İnsanların olduğu gibi, milletlerin de fıtratları vardır. Bu fıtrat muktezâsı olarak yapılan kültürel etkinlikler, milletlerin gelişmesine ve yükselmesine zemin hazırlar. Başkalarına âid kültürel ve sosyal kalıplar, bizim milletimizin fıtratına uygun düşmeyebilir. Başkalarına âid kalıplar, bu anlamda tabiî bir seleksiyondan geçirilerek uygulanmalıdır.
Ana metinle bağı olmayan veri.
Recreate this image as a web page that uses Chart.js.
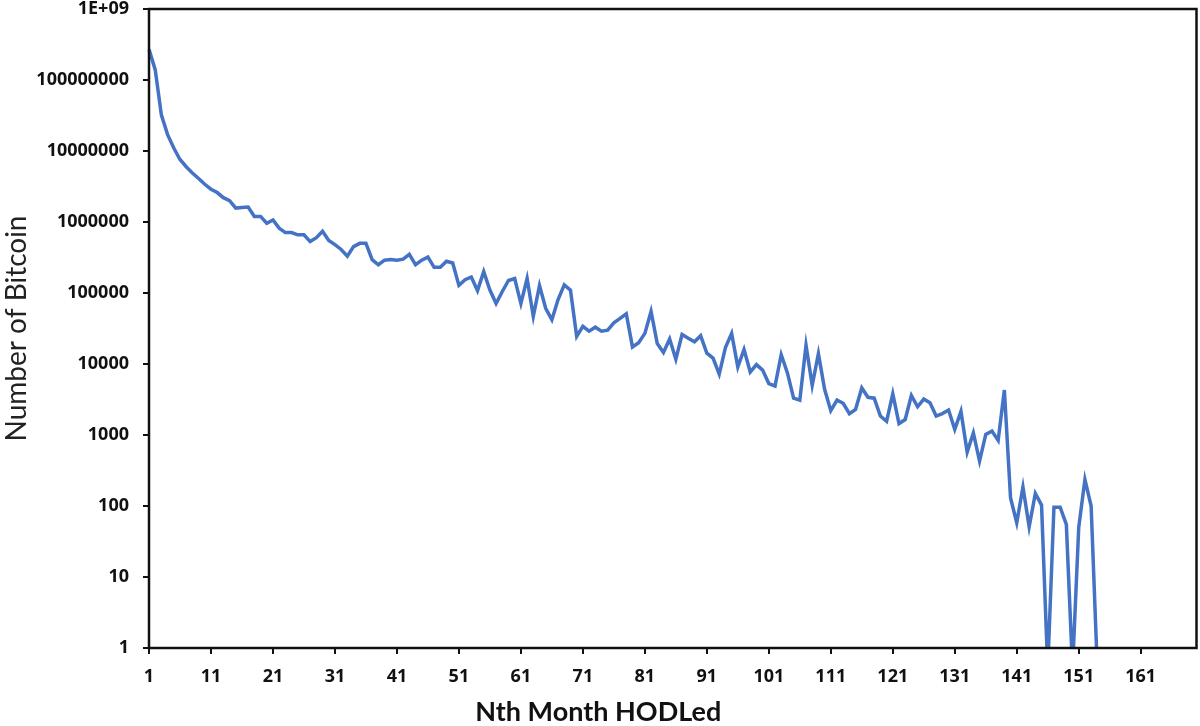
<!DOCTYPE html>
<html>
<head>
<meta charset="utf-8">
<script src="https://cdn.jsdelivr.net/npm/chart.js@4.4.1/dist/chart.umd.min.js"></script>
<style>
  html, body { margin: 0; padding: 0; background: #fff; }
  #wrap { width: 1200px; height: 726px; }
</style>
</head>
<body>
<div id="wrap"><canvas id="hodlChart" width="1200" height="726"></canvas></div>
<script>
// months 1..170 on the category axis, data only runs to month 154
const months = [];
for (let i = 1; i <= 170; i++) months.push(String(i));

// number of bitcoin per month held (0.5 = "zero" month)
const coins = [
  2.7e8, 1.4e8, 3.2e7, 1.7e7, 1.1e7, 7.6e6, 6.0e6, 4.9e6, 4.1e6, 3.4e6,
  2.9e6, 2.6e6, 2.2e6, 2.0e6, 1.57e6, 1.6e6, 1.62e6, 1.2e6, 1.2e6, 9.6e5,
  1.07e6, 8.2e5, 7.1e5, 7.1e5, 6.6e5, 6.6e5, 5.3e5, 6.0e5, 7.4e5, 5.5e5,
  4.8e5, 4.1e5, 3.3e5, 4.5e5, 5.0e5, 5.0e5, 2.95e5, 2.5e5, 2.9e5, 2.97e5,
  2.9e5, 3.0e5, 3.5e5, 2.5e5, 2.9e5, 3.2e5, 2.3e5, 2.3e5, 2.8e5, 2.65e5,
  1.28e5, 1.54e5, 1.68e5, 1.08e5, 2.0e5, 1.1e5, 7.1e4, 1.05e5, 1.5e5, 1.6e5,
  7.1e4, 1.6e5, 4.7e4, 1.27e5, 6.1e4, 4.2e4, 8.1e4, 1.3e5, 1.1e5, 2.45e4,
  3.4e4, 2.9e4, 3.3e4, 2.9e4, 3.0e4, 3.8e4, 4.4e4, 5.1e4, 1.74e4, 2.0e4,
  2.7e4, 5.5e4, 1.94e4, 1.45e4, 2.25e4, 1.17e4, 2.6e4, 2.3e4, 2.05e4, 2.5e4,
  1.42e4, 1.21e4, 7.2e3, 1.7e4, 2.7e4, 9.1e3, 1.6e4, 7.7e3, 9.8e3, 8.2e3,
  5.3e3, 4.9e3, 1.35e4, 7.5e3, 3.3e3, 3.1e3, 1.84e4, 5.0e3, 1.4e4, 4.4e3,
  2.2e3, 3.1e3, 2.8e3, 2.0e3, 2.3e3, 4.6e3, 3.4e3, 3.3e3, 1.85e3, 1.56e3,
  3.8e3, 1.45e3, 1.65e3, 3.6e3, 2.5e3, 3.2e3, 2.85e3, 1.85e3, 2.0e3, 2.25e3,
  1.2e3, 2.15e3, 575, 1.07e3, 430, 1.02e3, 1.14e3, 840, 4.3e3, 130,
  58, 185, 51, 150, 103, 0.5, 96, 96, 55, 0.5,
  50, 236, 100, 0.5
];

// y axis ticks, one per decade
const yTicks = [1, 10, 100, 1000, 10000, 100000, 1000000, 10000000, 100000000, 1000000000];

const frame = {
  id: 'frame',
  afterDatasetsDraw(chart) {
    const a = chart.chartArea;
    const ctx = chart.ctx;
    ctx.save();
    ctx.strokeStyle = '#111';
    ctx.lineWidth = 2.5;
    ctx.strokeRect(a.left, a.top, a.right - a.left, a.bottom - a.top);
    ctx.restore();
  }
};

const tickFont = { family: 'Open Sans', size: 18, weight: 'bold' };

let hodlChart = new Chart(document.getElementById('hodlChart'), {
  type: 'line',
  data: {
    labels: months,
    datasets: [{
      label: 'Number of Bitcoin',
      data: coins,
      borderColor: '#4472C4',
      backgroundColor: '#4472C4',
      borderWidth: 3.5,
      pointRadius: 0,
      tension: 0,
      fill: false
    }]
  },
  options: {
    responsive: false,
    animation: false,
    layout: { padding: { top: 9, right: 3.5, left: 0, bottom: 0 } },
    plugins: {
      legend: { display: false },
      tooltip: { enabled: false },
      title: {
        display: true,
        position: 'bottom',
        text: 'Nth Month HODLed',
        color: '#111',
        font: { family: 'Lato', size: 27, weight: 'bold', lineHeight: 1 },
        padding: { top: 3, bottom: 0 }
      }
    },
    scales: {
      x: {
        type: 'category',
        offset: false,
        border: { display: false },
        grid: {
          drawOnChartArea: false,
          drawTicks: true,
          tickLength: 6,
          lineWidth: 2,
          color: (c) => (c.index % 10 === 0 ? '#111' : 'rgba(0,0,0,0)')
        },
        ticks: {
          autoSkip: false,
          maxRotation: 0,
          padding: 12,
          color: '#111',
          font: tickFont,
          callback: function(v, i) { return i % 10 === 0 ? this.getLabelForValue(v) : ''; }
        },
        afterFit: (s) => { s.height = 48; s.paddingLeft = 0; s.paddingRight = 0; }
      },
      y: {
        type: 'logarithmic',
        min: 1,
        max: 1e9,
        border: { display: false },
        grid: {
          drawOnChartArea: false,
          drawTicks: true,
          tickLength: 6,
          lineWidth: 2,
          color: '#111'
        },
        afterBuildTicks: (s) => { s.ticks = yTicks.map(v => ({ value: v })); },
        ticks: {
          padding: 14,
          color: '#111',
          font: tickFont,
          callback: (v) => (v === 1e9 ? '1E+09' : String(v))
        },
        title: {
          display: true,
          text: 'Number of Bitcoin',
          color: '#222',
          font: { family: 'Lato', size: 28, weight: 'normal' },
          padding: { top: 0, bottom: 0 }
        },
        afterFit: (s) => { s.width = 149; s.paddingTop = 0; s.paddingBottom = 0; }
      }
    }
  },
  plugins: [frame]
});
</script>
</body>
</html>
Bir örnekle îzâh edecek olursak, hıristiyan kültüründe durgun su ile yıkanmak esas olduğundan onların banyolarında küvetler, lavabolarında lastik tıpalar vardır. Aynı şeyleri bizim toplumumuza taşıdığınız zaman milletlerdeki fıtrat farklılığından kaynaklanan özellik gereği bir uyuşmazlık karşımıza çıkar. Çünkü bizim dînî inanışımızda temizlik, akarsu ile yapılır. Bu fıtrattaki insanların evlerine küveti koyduğunuz zaman, insanlar onu sadece duş yapmak için kullanacaklardır. Bu, çok basit bir misâldir. Buna benzer biçimde Batı ile aramızda kan uyuşmazlığı denilecek farklı özellikler, medya aracılığı ile âdetâ bunlar yok sayılarak nesillerimize empoze edilmektedir. İster istemez böyle bir gelişme, toplumumuzda nesiller arasında farklılaşmayı ahlâkî dejenerasyonu ve fıtrat erozyonunu gündeme getirmektedir.
Tezkiye, bizim insanımızın Kur’ân ve sünnet esasları çerçevesinde gönlünü ve rûhunu arıtması ve bu amaçla kendisi için iyi bir sosyal çevre oluşturmasıdır. Asr-ı seâdette şirk kırpıntılarının üzerine sıçramasından korkan ve bu kirlenmişlikten arınmak isteyen sahâbîler, nasıl Erkam’ın evini, fıtratlarını korudukları bir arınma mekânı yapmışlarsa, bugünün müslümanları da, medyanın ve kültürel kirlenmişliği ile gelen teknolojinin taşıyabileceği her türlü kötü etki ve te’sirlerden korunmak üzere birbirlerine sığınmalı ve gönüllerini açmalıdır. Değilse, ekonominin ihtiyaçlarımızı çoğalttığı günümüzde ihtiyaç peşinde koşarken, kulluk ve insanlık ideallerimizi yitirebiliriz. Bugün topyekun insanlığın böyle bir tehlike karşısında olduğunu görüyoruz.
Kulluk fıtratını korumak, kulluk ilkelerine bağlı bir tezkiye ile mümkün olacaktır.